* [GOAL OF THE EXERCISE] Leave out the pictures, and retype only the lines from the beginning of the material through the line that contains "(34,127) rectangle (279,488);", including both.
##### DATA SECTION
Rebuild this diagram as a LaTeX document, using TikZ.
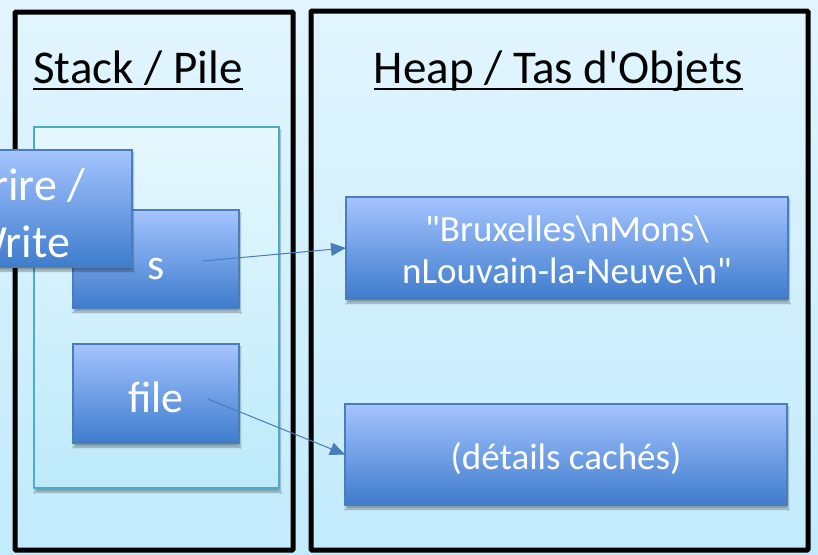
\documentclass[tikz,border=0pt]{standalone}
\usepackage{fontspec}
\setmainfont{Carlito}
\usetikzlibrary{arrows.meta,shadows.blur}
\definecolor{bgtop}{HTML}{E2F5FE}
\definecolor{bgbot}{HTML}{C2EBFC}
\definecolor{frtop}{HTML}{E6F7FE}
\definecolor{frbot}{HTML}{BDEAFB}
\definecolor{frborder}{HTML}{4BACC6}
\definecolor{bxtop}{HTML}{A5C4FF}
\definecolor{bxbot}{HTML}{3E7CCD}
\definecolor{bxborder}{HTML}{4A7EBB}
\tikzset{
  zone/.style={draw=black, line width=5pt, rounded corners=1pt},
  innerframe/.style={draw=frborder, line width=1.6pt, top color=frtop, bottom color=frbot,
     blur shadow={shadow xshift=1pt, shadow yshift=-4pt, shadow opacity=35, shadow blur steps=6}},
  bluebox/.style={draw=bxborder, line width=1.5pt, top color=bxtop, bottom color=bxbot,
     inner sep=0pt, outer sep=0pt,
     blur shadow={shadow xshift=1pt, shadow yshift=-4pt, shadow opacity=35, shadow blur steps=6}},
  title/.style={inner sep=0pt, anchor=base, text=black, font=\fontsize{47}{56}\selectfont},
  boxtext/.style={inner sep=0pt, anchor=base, text=white},
  heaptext/.style={boxtext, font=\fontsize{37}{44}\selectfont},
  ptr/.style={draw=bxborder, line width=1pt, -{Triangle[length=15pt,width=13pt]}, fill=bxborder}
}
\begin{document}
\begin{tikzpicture}[x=1pt,y=-1pt]
\useasboundingbox (0,0) rectangle (818,554);
\clip (0,0) rectangle (818,554);
\shade[top color=bgtop, bottom color=bgbot] (0,0) rectangle (818,554);

% zones
\draw[zone] (15,12) rectangle (293,550);
\draw[zone] (311,11) rectangle (808,550);

% titles
\node[title] (stt) at (138,83) {Stack / Pile};
\draw[line width=2.5pt] ([yshift=-6pt]stt.base west) -- ([yshift=-6pt]stt.base east);
\node[title] (hpt) at (558.5,83) {Heap / Tas d\textquotesingle Objets};
\draw[line width=2.5pt] ([yshift=-6pt]hpt.base west) -- ([yshift=-6pt]hpt.base east);

% stack frame
\path[innerframe] (34,127) rectangle (279,488);

% stack variables
\node[bluebox, minimum width=166pt, minimum height=98pt] (s) at (156,259) {};
\node[boxtext, font=\fontsize{44}{53}\selectfont] (stxt) at (156,279) {s};
\node[bluebox, minimum width=166pt, minimum height=99pt] (file) at (156,393.5) {};
\node[boxtext, font=\fontsize{44}{53}\selectfont] (ftxt) at (156,412) {file};

% Ecrire / Write box
\node[bluebox, minimum width=230pt, minimum height=117pt] (ew) at (17,208.5) {};
\node[boxtext, font=\fontsize{46}{55}\selectfont] (ew1) at (18,200) {Écrire /};
\node[boxtext, font=\fontsize{46}{55}\selectfont] (ew2) at (18,257) {Write};

% heap objects
\node[bluebox, minimum width=442pt, minimum height=102pt] (str) at (567,248) {};
\node[heaptext] (str1) at (567,241) {\textquotedbl Bruxelles\textbackslash nMons\textbackslash};
\node[heaptext] (str2) at (567,283) {nLouvain-la-Neuve\textbackslash n\textquotedbl};
\node[bluebox, minimum width=442pt, minimum height=101pt] (det) at (566,454.5) {};
\node[heaptext] (dtxt) at (566,469) {(détails cachés)};

% pointers
\coordinate (sp) at (203,261);
\coordinate (fp) at (208,399);
\draw[ptr] (sp) -- (str.west);
\draw[ptr] (fp) -- (det.west);
\end{tikzpicture}
\end{document}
##########
* [WORKED ANSWER]
Rebuild this diagram as a LaTeX document, using TikZ.
\documentclass[tikz,border=0pt]{standalone}
\usepackage{fontspec}
\setmainfont{Carlito}
\usetikzlibrary{arrows.meta,shadows.blur}
\definecolor{bgtop}{HTML}{E2F5FE}
\definecolor{bgbot}{HTML}{C2EBFC}
\definecolor{frtop}{HTML}{E6F7FE}
\definecolor{frbot}{HTML}{BDEAFB}
\definecolor{frborder}{HTML}{4BACC6}
\definecolor{bxtop}{HTML}{A5C4FF}
\definecolor{bxbot}{HTML}{3E7CCD}
\definecolor{bxborder}{HTML}{4A7EBB}
\tikzset{
  zone/.style={draw=black, line width=5pt, rounded corners=1pt},
  innerframe/.style={draw=frborder, line width=1.6pt, top color=frtop, bottom color=frbot,
     blur shadow={shadow xshift=1pt, shadow yshift=-4pt, shadow opacity=35, shadow blur steps=6}},
  bluebox/.style={draw=bxborder, line width=1.5pt, top color=bxtop, bottom color=bxbot,
     inner sep=0pt, outer sep=0pt,
     blur shadow={shadow xshift=1pt, shadow yshift=-4pt, shadow opacity=35, shadow blur steps=6}},
  title/.style={inner sep=0pt, anchor=base, text=black, font=\fontsize{47}{56}\selectfont},
  boxtext/.style={inner sep=0pt, anchor=base, text=white},
  heaptext/.style={boxtext, font=\fontsize{37}{44}\selectfont},
  ptr/.style={draw=bxborder, line width=1pt, -{Triangle[length=15pt,width=13pt]}, fill=bxborder}
}
\begin{document}
\begin{tikzpicture}[x=1pt,y=-1pt]
\useasboundingbox (0,0) rectangle (818,554);
\clip (0,0) rectangle (818,554);
\shade[top color=bgtop, bottom color=bgbot] (0,0) rectangle (818,554);

% zones
\draw[zone] (15,12) rectangle (293,550);
\draw[zone] (311,11) rectangle (808,550);

% titles
\node[title] (stt) at (138,83) {Stack / Pile};
\draw[line width=2.5pt] ([yshift=-6pt]stt.base west) -- ([yshift=-6pt]stt.base east);
\node[title] (hpt) at (558.5,83) {Heap / Tas d\textquotesingle Objets};
\draw[line width=2.5pt] ([yshift=-6pt]hpt.base west) -- ([yshift=-6pt]hpt.base east);

% stack frame
\path[innerframe] (34,127) rectangle (279,488);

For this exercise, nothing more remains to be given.